Сверхъестественный ужас в литературе
1. Введение
Страх есть древнейшее и сильнейшее из человеческих чувств, а его древнейшая и сильнейшая разновидность есть страх перед неведомым. Мало кто из психологов станет оспаривать этот факт, что само по себе гарантирует произведениям о сверхъестественном и ужасном достойное место в ряду литературных форм. На эти произведения нападают как материалистическая софистика, верная избитому набору эмоций и реальных фактов, так и наивный, пресный идеализм, не признающий эстетической сверхзадачи и настаивающий на том, чтобы литература поучала читателя, воспитывая в нем самодовольный оптимизм. Но, несмотря на все это противодействие, жанр сверхъестественных и ужасных историй выжил, развился и достиг замечательных высот совершенства, так как в основе его лежит простой основополагающий принцип, притягательность которого если и не универсальна, то, во всяком случае, действенна для людей с достаточно развитым восприятием.

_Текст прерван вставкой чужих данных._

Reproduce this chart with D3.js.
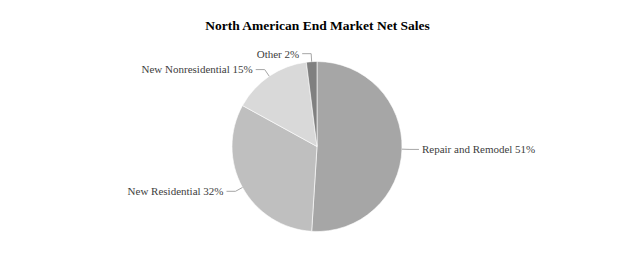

Круг поклонников запредельно-ужасного, как правило, узок, поскольку от читателя требуется определенная толика воображения и способность отрешиться от будничной жизни. Относительно немногие из нас обладают той степенью внутренней свободы, что позволяет сквозь пелену повседневной рутины расслышать зов иных миров, а потому во вкусе большинства всегда будут преобладать истории, повествующие о заурядных переплетениях чувств и событий с их банально-слезливыми вариациями – и это, вероятно, справедливо, так как именно тривиальное господствует в нашем повседневном опыте. В то же время тонкие, чувствительные натуры не такая уж и редкость, да и самую твердолобую голову порою озаряет прихотливый луч фантазии, а потому никаким потугам рационализма, никаким успехам прогресса и никаким выкладкам психоанализа вовек не заглушить в человеке ту струнку, что отзывается на страшную сказку, рассказанную ночью у камина, и заставляет его замирать от страха в безлюдном лесу. Здесь срабатывает психологическая модель, или традиция, не менее реальная и не менее глубоко укорененная в ментальном опыте человечества, чем любая другая; она стара, как религиозное чувство – с которым она, кстати, связана кровными узами – и занимает в наследственной биологии человека слишком большое место, чтобы потерять власть над незначительной по количеству, но качественно значимой частью рода людского.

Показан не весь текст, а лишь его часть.